Give back the full listing verbatim, apart from its images.

- - - - - - -

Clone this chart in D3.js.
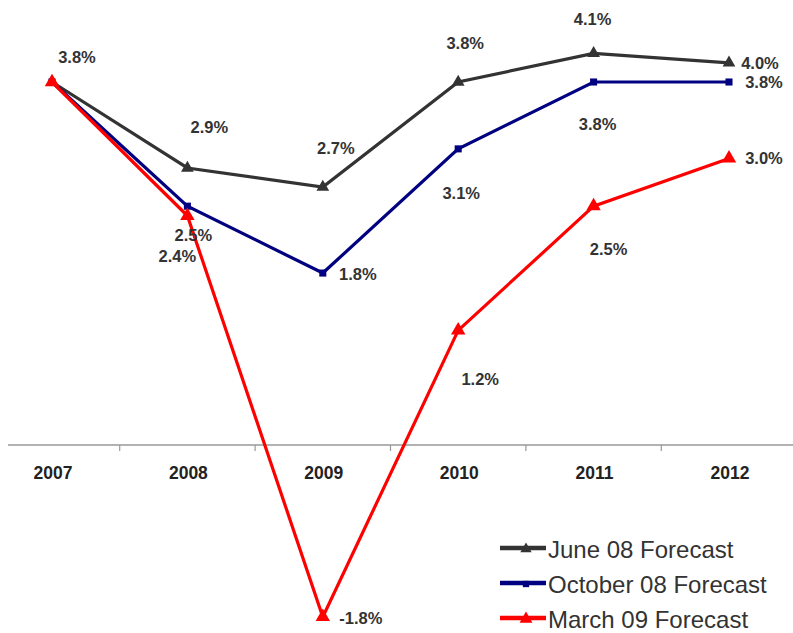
<!DOCTYPE html>
<html><head><meta charset="utf-8">
<script src="https://cdn.jsdelivr.net/npm/d3@7"></script>
<style>body{margin:0;background:#fff}svg{display:block}text{font-family:"Liberation Sans",Arial,sans-serif}</style>
</head><body><svg id="c" width="793" height="633"></svg>
<script>
const years = ["2007","2008","2009","2010","2011","2012"];
const june08 = [3.8, 2.9, 2.7, 3.8, 4.1, 4.0];
const oct08 = [3.8, 2.5, 1.8, 3.1, 3.8, 3.8];
const mar09 = [3.8, 2.4, -1.8, 1.2, 2.5, 3.0];
const seriesNames = ["June 08 Forecast","October 08 Forecast","March 09 Forecast"];

// label offsets (style)
const labelOff = [
  [[25,-25],[22,-41],[13,-39],[7,-39],[-1,-34],[31,0]],
  [null,[6,29],[35,1],[3,44],[4,42],[35,0]],
  [null,[-10,40],[38,1],[22,49],[15,43],[35,0]]
];
const colors = ["#333333","#000080","#ff0000"];
const shapes = [d3.symbolTriangle, d3.symbolSquare, d3.symbolTriangle];
const shapeSize = [70, 50, 90];

const svg = d3.select("#c");
const x = d3.scaleBand().domain(years).range([-15.7, 796.7]).padding(0);
const y = d3.scaleLinear().domain([0, 3.8]).range([445, 82]);
const cx = d => x(d) + x.bandwidth()/2;

// axis
const ax = svg.append("g").attr("transform","translate(0,445)");
ax.append("line").attr("x1",8).attr("x2",793).attr("stroke","#999").attr("stroke-width",1.5);
years.slice(1).forEach(yr => {
  ax.append("line").attr("x1",x(yr)).attr("x2",x(yr)).attr("y1",0).attr("y2",6).attr("stroke","#999").attr("stroke-width",1.2);
});
ax.selectAll("text.t").data(years).enter().append("text")
  .attr("x", d=>cx(d)+1).attr("y",28).attr("text-anchor","middle").attr("dominant-baseline","central")
  .attr("font-size","17.5px").attr("font-weight","bold").attr("fill","#222").text(d=>d);

const allSeries = [june08, oct08, mar09];
const line = d3.line().x((d,i)=>cx(years[i])).y(d=>y(d));

allSeries.forEach((s,k)=>{
  svg.append("path").datum(s).attr("d",line).attr("fill","none")
    .attr("stroke",colors[k]).attr("stroke-width",3.2).attr("stroke-linejoin","miter");
  svg.selectAll(null).data(s).enter().append("path")
    .attr("d", d3.symbol().type(shapes[k]).size(shapeSize[k]))
    .attr("transform",(d,i)=>`translate(${cx(years[i])},${y(d)})`)
    .attr("fill",colors[k]);
});
allSeries.forEach((s,k)=>{
  const lab = s.map((v,i)=>({v,i,o:labelOff[k][i]})).filter(d=>d.o);
  svg.selectAll(null).data(lab).enter().append("text")
    .attr("x",d=>cx(years[d.i])+d.o[0])
    .attr("y",d=>y(d.v)+d.o[1])
    .attr("text-anchor","middle").attr("dominant-baseline","central")
    .attr("font-size","16.5px").attr("font-weight","bold").attr("fill","#333")
    .text(d=>d.v.toFixed(1)+"%");
});

// legend
const lg = svg.append("g").attr("transform","translate(500,548)");
seriesNames.forEach((n,k)=>{
  const g = lg.append("g").attr("transform",`translate(0,${k*35})`);
  g.append("line").attr("x1",0).attr("x2",46).attr("stroke",colors[k]).attr("stroke-width",4.5);
  g.append("path").attr("d",d3.symbol().type(shapes[k]).size(shapeSize[k]*0.8)).attr("transform","translate(26,1)").attr("fill",colors[k]);
  g.append("text").attr("x",48).attr("y",1).attr("dominant-baseline","central")
    .attr("font-size","24px").attr("fill","#333").text(n);
});
</script></body></html>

- - - - - - -

#### [Result for this exercise]
Clone this chart in D3.js.
<!DOCTYPE html>
<html><head><meta charset="utf-8">
<script src="https://cdn.jsdelivr.net/npm/d3@7"></script>
<style>body{margin:0;background:#fff}svg{display:block}text{font-family:"Liberation Sans",Arial,sans-serif}</style>
</head><body><svg id="c" width="793" height="633"></svg>
<script>
const years = ["2007","2008","2009","2010","2011","2012"];
const june08 = [3.8, 2.9, 2.7, 3.8, 4.1, 4.0];
const oct08 = [3.8, 2.5, 1.8, 3.1, 3.8, 3.8];
const mar09 = [3.8, 2.4, -1.8, 1.2, 2.5, 3.0];
const seriesNames = ["June 08 Forecast","October 08 Forecast","March 09 Forecast"];

// label offsets (style)
const labelOff = [
  [[25,-25],[22,-41],[13,-39],[7,-39],[-1,-34],[31,0]],
  [null,[6,29],[35,1],[3,44],[4,42],[35,0]],
  [null,[-10,40],[38,1],[22,49],[15,43],[35,0]]
];
const colors = ["#333333","#000080","#ff0000"];
const shapes = [d3.symbolTriangle, d3.symbolSquare, d3.symbolTriangle];
const shapeSize = [70, 50, 90];

const svg = d3.select("#c");
const x = d3.scaleBand().domain(years).range([-15.7, 796.7]).padding(0);
const y = d3.scaleLinear().domain([0, 3.8]).range([445, 82]);
const cx = d => x(d) + x.bandwidth()/2;

// axis
const ax = svg.append("g").attr("transform","translate(0,445)");
ax.append("line").attr("x1",8).attr("x2",793).attr("stroke","#999").attr("stroke-width",1.5);
years.slice(1).forEach(yr => {
  ax.append("line").attr("x1",x(yr)).attr("x2",x(yr)).attr("y1",0).attr("y2",6).attr("stroke","#999").attr("stroke-width",1.2);
});
ax.selectAll("text.t").data(years).enter().append("text")
  .attr("x", d=>cx(d)+1).attr("y",28).attr("text-anchor","middle").attr("dominant-baseline","central")
  .attr("font-size","17.5px").attr("font-weight","bold").attr("fill","#222").text(d=>d);

const allSeries = [june08, oct08, mar09];
const line = d3.line().x((d,i)=>cx(years[i])).y(d=>y(d));

allSeries.forEach((s,k)=>{
  svg.append("path").datum(s).attr("d",line).attr("fill","none")
    .attr("stroke",colors[k]).attr("stroke-width",3.2).attr("stroke-linejoin","miter");
  svg.selectAll(null).data(s).enter().append("path")
    .attr("d", d3.symbol().type(shapes[k]).size(shapeSize[k]))
    .attr("transform",(d,i)=>`translate(${cx(years[i])},${y(d)})`)
    .attr("fill",colors[k]);
});
allSeries.forEach((s,k)=>{
  const lab = s.map((v,i)=>({v,i,o:labelOff[k][i]})).filter(d=>d.o);
  svg.selectAll(null).data(lab).enter().append("text")
    .attr("x",d=>cx(years[d.i])+d.o[0])
    .attr("y",d=>y(d.v)+d.o[1])
    .attr("text-anchor","middle").attr("dominant-baseline","central")
    .attr("font-size","16.5px").attr("font-weight","bold").attr("fill","#333")
    .text(d=>d.v.toFixed(1)+"%");
});

// legend
const lg = svg.append("g").attr("transform","translate(500,548)");
seriesNames.forEach((n,k)=>{
  const g = lg.append("g").attr("transform",`translate(0,${k*35})`);
  g.append("line").attr("x1",0).attr("x2",46).attr("stroke",colors[k]).attr("stroke-width",4.5);
  g.append("path").attr("d",d3.symbol().type(shapes[k]).size(shapeSize[k]*0.8)).attr("transform","translate(26,1)").attr("fill",colors[k]);
  g.append("text").attr("x",48).attr("y",1).attr("dominant-baseline","central")
    .attr("font-size","24px").attr("fill","#333").text(n);
});
</script></body></html>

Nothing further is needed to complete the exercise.